Given problem: Copy every line from the data below in which the string "matplotlib" can be found.

Records shown:
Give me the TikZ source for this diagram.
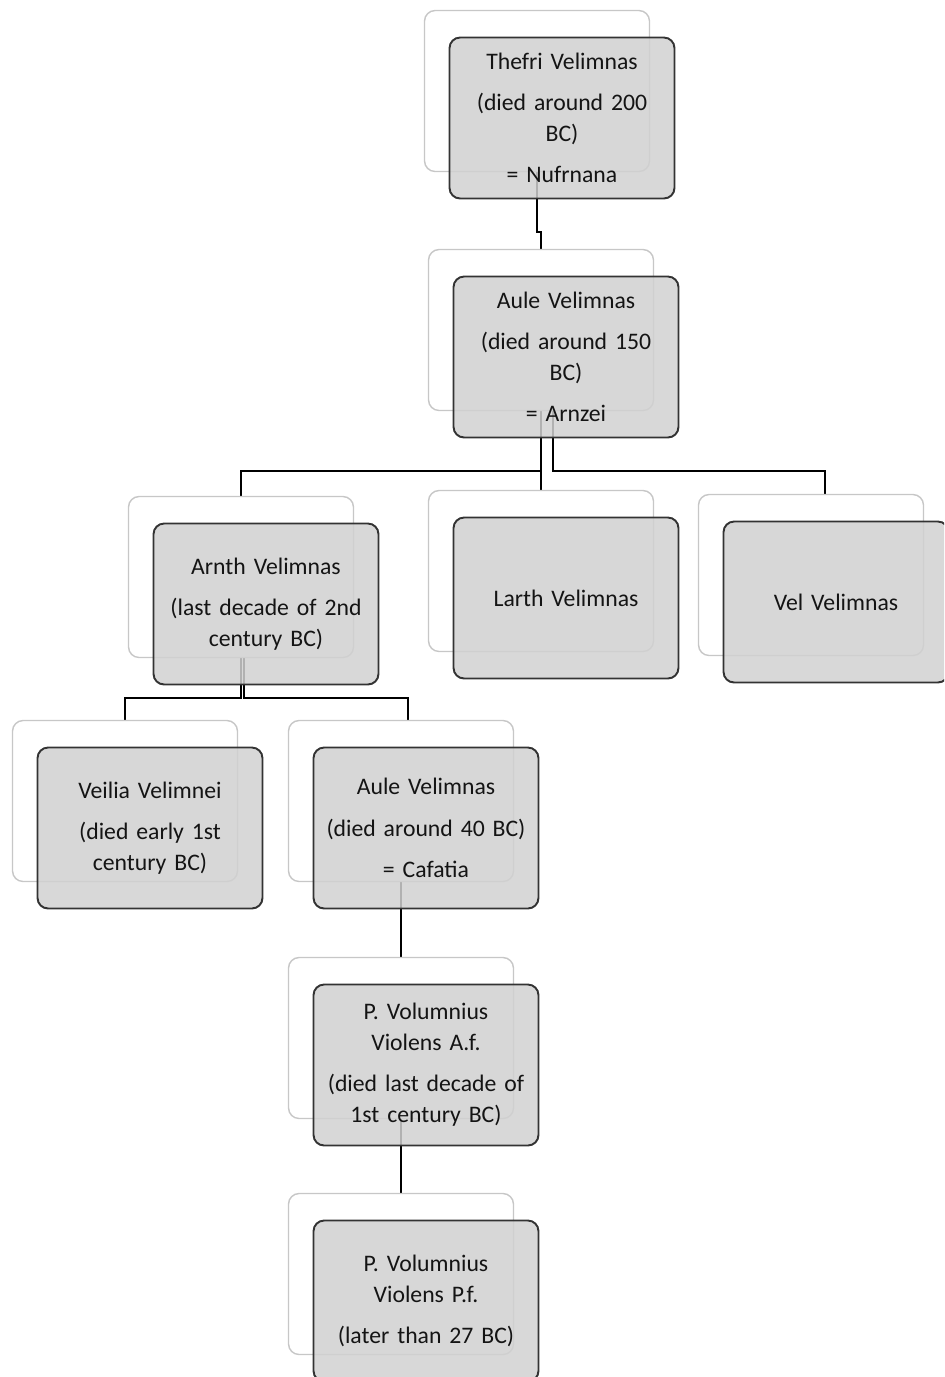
\documentclass[tikz,border=0pt]{standalone}
\usepackage{fontspec}
\setmainfont{Carlito}[WordSpace=0.85]
\usepackage{tikz}
\usetikzlibrary{backgrounds}

\begin{document}
\begin{tikzpicture}[x=0.02cm,y=-0.02cm,
  font=\fontsize{13.5}{17.5}\selectfont,
  backbox/.style={draw=black!22,fill=white,line width=0.8pt,rounded corners=6pt,
    minimum width=4.5cm,minimum height=3.22cm},
  personbox/.style={draw=black!80,line width=1.1pt,fill=black!18,fill opacity=0.85,
    text opacity=1,text=black!92,rounded corners=6pt,minimum width=4.5cm,
    minimum height=3.22cm,text width=4.1cm,align=center},
  link/.style={draw=black,line width=1.1pt}]
\newcommand{\drawperson}[4]{%
  \node[backbox] (#1-b) at (#2-25,#3-27) {};
  \node[personbox] (#1) at (#2,#3) {#4};
}
\clip[use as bounding box] (0,0) rectangle (944,1377);
\drawperson{thefri}{562}{118}{Thefri Velimnas\\[6pt](died around 200\\BC)\\[6pt]= Nufrnana}
\drawperson{aule}{566}{357}{Aule Velimnas\\[6pt](died around 150\\BC)\\[6pt]= Arnzei}
\drawperson{arnth}{266}{604}{Arnth Velimnas\\[6pt](last decade of 2nd\\century BC)}
\drawperson{larth}{566}{598}{Larth Velimnas}
\drawperson{vel}{836}{602}{Vel Velimnas}
\drawperson{veilia}{150}{828}{Veilia Velimnei\\[6pt](died early 1st\\century BC)}
\drawperson{aulep}{426}{828}{Aule Velimnas\\[6pt](died around 40 BC)\\[6pt]= Cafatia}
\drawperson{volaf}{426}{1065}{P. Volumnius\\Violens A.f.\\[6pt](died last decade of\\1st century BC)}
\drawperson{volpf}{426}{1301}{P. Volumnius\\Violens P.f.\\[6pt](later than 27 BC)}
\begin{pgfonlayer}{background}
\draw[link] (thefri-b.south) -- ++(0,60) -| (aule-b.north);
\draw[link] (aule-b.south) -- ++(0,60) -| (arnth-b.north);
\draw[link] (aule-b.south) -- ++(0,60) -| (larth-b.north);
\draw[link] ([xshift=0.24cm]aule-b.south) -- ++(0,60) -| ([xshift=0.28cm]vel-b.north);
\draw[link] (arnth-b.south) -- ++(0,40) -| (veilia-b.north);
\draw[link] ([xshift=0.06cm]arnth-b.south) -- ++(0,40) -| ([xshift=0.14cm]aulep-b.north);
\draw[link] (aulep-b.south) -- (volaf-b.north);
\draw[link] (volaf-b.south) -- (volpf-b.north);
\end{pgfonlayer}
\end{tikzpicture}
\end{document}
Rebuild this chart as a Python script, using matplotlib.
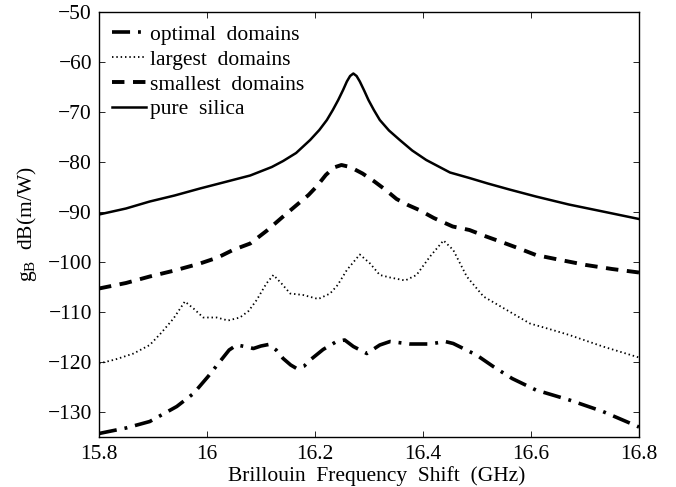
import numpy as np
import matplotlib.pyplot as plt

plt.rcParams['font.family'] = ['Liberation Serif', 'DejaVu Serif']
plt.rcParams['mathtext.fontset'] = 'custom'
plt.rcParams['mathtext.rm'] = 'Liberation Serif'
plt.rcParams['mathtext.it'] = 'Liberation Serif:italic'

# pure silica
f_silica = [15.80, 15.85, 15.894, 15.94, 15.987, 16.03, 16.08, 16.12, 16.141, 16.165,
            16.191, 16.208, 16.222, 16.233, 16.243, 16.252, 16.259, 16.265, 16.271,
            16.277, 16.283, 16.291, 16.299, 16.309, 16.32, 16.337, 16.357, 16.38,
            16.406, 16.45, 16.486, 16.52, 16.56, 16.609, 16.67, 16.733, 16.80]
g_silica = [-90.5, -89.3, -87.9, -86.7, -85.3, -84.1, -82.7, -81.0, -79.8, -78.2,
            -75.6, -73.6, -71.6, -69.6, -67.6, -65.6, -63.9, -62.8, -62.3,
            -62.8, -63.9, -65.7, -67.6, -69.6, -71.6, -73.7, -75.6, -77.7,
            -79.6, -82.1, -83.2, -84.3, -85.5, -86.9, -88.5, -89.9, -91.4]

# smallest domains
f_small = [15.80, 15.85, 15.894, 15.94, 15.987, 16.02, 16.048, 16.08, 16.11, 16.141,
           16.165, 16.188, 16.203, 16.22, 16.235, 16.249, 16.265, 16.288, 16.31,
           16.331, 16.351, 16.372, 16.393, 16.42, 16.455, 16.486, 16.517, 16.548,
           16.578, 16.609, 16.65, 16.702, 16.75, 16.80]
g_small = [-105.3, -104.2, -102.9, -101.7, -100.3, -99.1, -97.6, -96.3, -93.8, -90.9,
           -88.7, -86.6, -84.9, -82.6, -81.1, -80.6, -81.0, -82.3, -83.9,
           -85.6, -87.4, -88.6, -89.6, -91.2, -92.9, -93.6, -94.9, -96.1,
           -97.3, -98.6, -99.5, -100.6, -101.4, -102.1]

# largest domains
f_large = [15.80, 15.83, 15.864, 15.894, 15.915, 15.938, 15.959, 15.975, 15.993,
           16.018, 16.039, 16.061, 16.077, 16.092, 16.11, 16.123, 16.138, 16.154,
           16.178, 16.206, 16.228, 16.242, 16.259, 16.283, 16.302, 16.32, 16.339,
           16.367, 16.388, 16.413, 16.438, 16.456, 16.481, 16.512, 16.555,
           16.598, 16.64, 16.671, 16.733, 16.80]
g_large = [-120.3, -119.5, -118.3, -116.6, -114.2, -111.3, -107.9, -109.3, -111.1,
           -111.1, -111.7, -111.1, -109.8, -107.6, -104.3, -102.6, -104.3, -106.3,
           -106.6, -107.4, -106.3, -104.6, -101.6, -98.5, -100.3, -102.6, -103.1,
           -103.7, -102.6, -98.9, -95.7, -97.6, -102.9, -106.9, -109.6,
           -112.3, -113.6, -114.6, -116.9, -119.1]

# optimal domains
f_opt = [15.80, 15.85, 15.894, 15.944, 15.975, 16.002, 16.024, 16.041, 16.055,
         16.07, 16.086, 16.1, 16.114, 16.128, 16.141, 16.155, 16.166, 16.18,
         16.191, 16.215, 16.24, 16.255, 16.271, 16.296, 16.32, 16.339, 16.376,
         16.413, 16.441, 16.456, 16.499, 16.53, 16.565, 16.609, 16.671,
         16.733, 16.80]
g_opt = [-134.3, -133.2, -131.9, -128.9, -126.3, -122.9, -119.9, -117.6, -116.6,
         -116.9, -117.3, -116.8, -116.5, -117.6, -119.3, -120.6, -121.3, -120.8,
         -119.6, -117.5, -115.9, -115.6, -116.9, -118.3, -116.6, -115.9, -116.4,
         -116.4, -115.9, -116.3, -118.6, -120.9, -123.3, -125.6, -127.6,
         -129.9, -133.0]

x_ticks = [15.8, 16.0, 16.2, 16.4, 16.6, 16.8]
x_labels = ['15.8', '16', '16.2', '16.4', '16.6', '16.8']
y_ticks = [-130, -120, -110, -100, -90, -80, -70, -60, -50]

fs = 15.5

fig = plt.figure(figsize=(6.76, 4.87), dpi=100)
ax = fig.add_axes([99 / 676, 1 - 437 / 487, 540 / 676, 425 / 487])

ax.plot(f_opt, g_opt, color='black', linewidth=2.6, linestyle=(0, (5, 2.2, 0.8, 2.2)),
        label='optimal  domains')
ax.plot(f_large, g_large, color='black', linewidth=1.3, linestyle=(0, (0.8, 1.6)),
        label='largest  domains')
ax.plot(f_small, g_small, color='black', linewidth=2.8, linestyle=(0, (3.2, 2.2)),
        label='smallest  domains')
ax.plot(f_silica, g_silica, color='black', linewidth=1.8, linestyle='-',
        label='pure  silica')

ax.set_xlim(15.8, 16.8)
ax.set_ylim(-135, -50)
ax.set_xticks(x_ticks)
ax.set_xticklabels(x_labels)
ax.set_yticks(y_ticks)
ax.set_yticklabels(['\u2212%d' % abs(v) for v in y_ticks])
ax.tick_params(direction='in', top=True, right=True, labelsize=fs, length=4,
               width=0.6, pad=5)
ax.tick_params(axis='x', pad=6)
for s in ax.spines.values():
    s.set_linewidth(1.0)

ax.set_xlabel('Brillouin  Frequency  Shift  (GHz)', fontsize=fs)
ax.xaxis.set_label_coords(0.514, -0.068, transform=ax.transAxes)
ax.xaxis.label.set_va('top')
ax.set_ylabel(r'g$_\mathrm{B}$  dB(m/W)', fontsize=fs, labelpad=6)

ax.legend(loc='upper left', frameon=False, fontsize=fs, handlelength=1.55,
          handletextpad=0.2, labelspacing=0.22, borderaxespad=0.1,
          bbox_to_anchor=(0.005, 0.995))

fig.savefig('out.png', dpi=100)
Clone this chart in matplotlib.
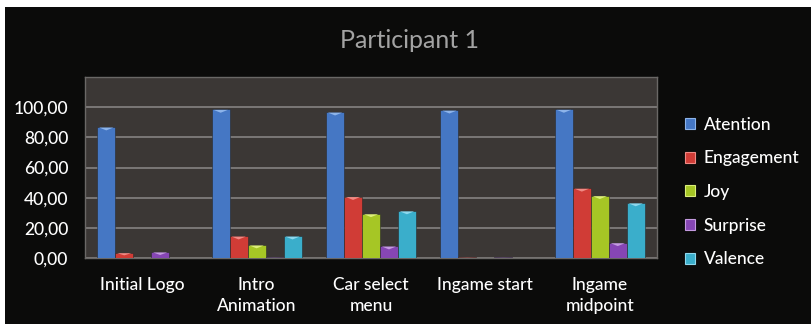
import matplotlib
matplotlib.use("Agg")
import matplotlib.pyplot as plt
import numpy as np
from matplotlib.patches import Polygon, Rectangle

categories = ["Initial Logo", "Intro\nAnimation", "Car select\nmenu", "Ingame start", "Ingame\nmidpoint"]
series_names = ["Atention", "Engagement", "Joy", "Surprise", "Valence"]
atention = [86.8, 98.5, 96.7, 98.0, 98.5]
engagement = [3.5, 14.5, 40.7, 0.8, 46.2]
joy = [0.0, 8.6, 29.3, 0.0, 41.3]
surprise = [4.0, 0.5, 7.9, 0.5, 10.1]
valence = [0.0, 14.5, 31.2, 0.0, 36.5]
yticks = [0, 20, 40, 60, 80, 100]
ytick_labels = ["0,00", "20,00", "40,00", "60,00", "80,00", "100,00"]

series = [atention, engagement, joy, surprise, valence]
colors = ["#4577c4", "#d03c36", "#a6c625", "#8646b4", "#3aaecb"]
light = ["#8db4ea", "#f08a84", "#dcef7a", "#c49be0", "#8ed8ee"]

plt.rcParams["font.family"] = ["Lato", "DejaVu Sans"]

W, H = 811, 324
fig = plt.figure(figsize=(W / 100, H / 100), dpi=100)
fig.patch.set_facecolor("white")
fig.add_artist(Rectangle((5 / W, 0), 1, 1 - 7 / H, transform=fig.transFigure,
                         facecolor="#0b0b0a", edgecolor="none", zorder=0))

ax = fig.add_axes([85 / W, (H - 258) / H, (657 - 85) / W, (258 - 77) / H])
ax.set_facecolor("#3b3735")
ax.set_ylim(0, 120)
ax.set_xlim(-0.5, 4.5)
ax.set_yticks(yticks)
ax.set_yticklabels(ytick_labels, color="white", fontsize=12.5, fontweight="medium")
ax.tick_params(axis="y", length=0, pad=12)
ax.tick_params(axis="x", length=0, pad=14)
x = np.arange(len(categories))
ax.set_xticks(x)
ax.set_xticklabels(categories, color="white", fontsize=12.5, linespacing=1.35,
                   fontweight="medium")
ax.yaxis.grid(True, color="#858281", linewidth=1.2)
ax.set_axisbelow(True)
for s in ax.spines.values():
    s.set_color("#6a6866")
    s.set_linewidth(1)

bw = 0.157
handles = []
for i, (vals, c, lc, name) in enumerate(zip(series, colors, light, series_names)):
    offs = (i - 2) * bw
    bars = ax.bar(x + offs, vals, width=bw, color=c, edgecolor="#2a2a2a",
                  linewidth=0.4, label=name, zorder=3)
    for b in bars:
        h = b.get_height()
        if h <= 0:
            continue
        x0 = b.get_x()
        w = b.get_width()
        th = min(2.2, h * 0.5)
        tri = Polygon([[x0 + w * 0.1, h - 0.3], [x0 + w * 0.9, h - 0.3], [x0 + w * 0.5, h - th]],
                      closed=True, facecolor=lc, edgecolor="none", zorder=4)
        ax.add_patch(tri)
    handles.append(Rectangle((0, 0), 1, 1, facecolor=c, edgecolor=lc, linewidth=0.8))

leg = fig.legend(handles, series_names, loc="upper left", bbox_to_anchor=(669 / W, 1 - 101 / H),
                 frameon=False, fontsize=12.5, labelcolor="white", handlelength=0.6,
                 handleheight=0.6, handletextpad=0.5, labelspacing=1.02,
                 prop={"weight": "medium", "size": 12.5})

fig.text(410 / W, 1 - 40 / H, "Participant 1", color="#a3a3a3", fontsize=18,
         ha="center", va="center")

fig.savefig("out.png", dpi=100, facecolor=fig.get_facecolor())
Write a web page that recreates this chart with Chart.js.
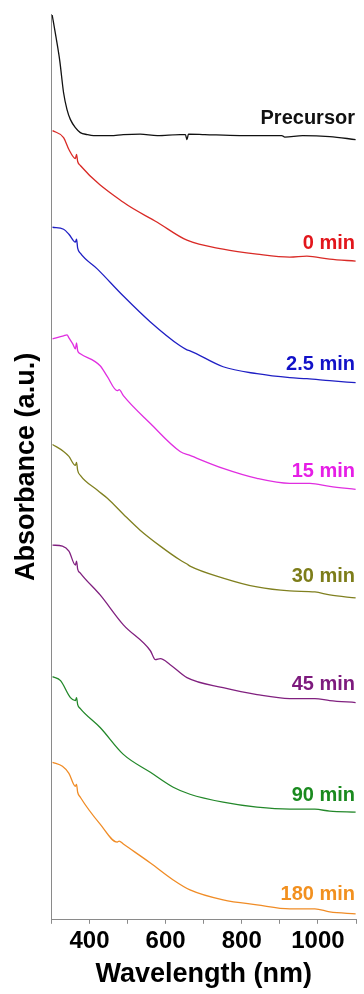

Exercise answer:
Rebuild this chart as a Python script, using matplotlib.
import matplotlib.pyplot as plt
Clone this chart in matplotlib.
import matplotlib
matplotlib.use("Agg")
import matplotlib.pyplot as plt
from matplotlib.patches import Polygon, Rectangle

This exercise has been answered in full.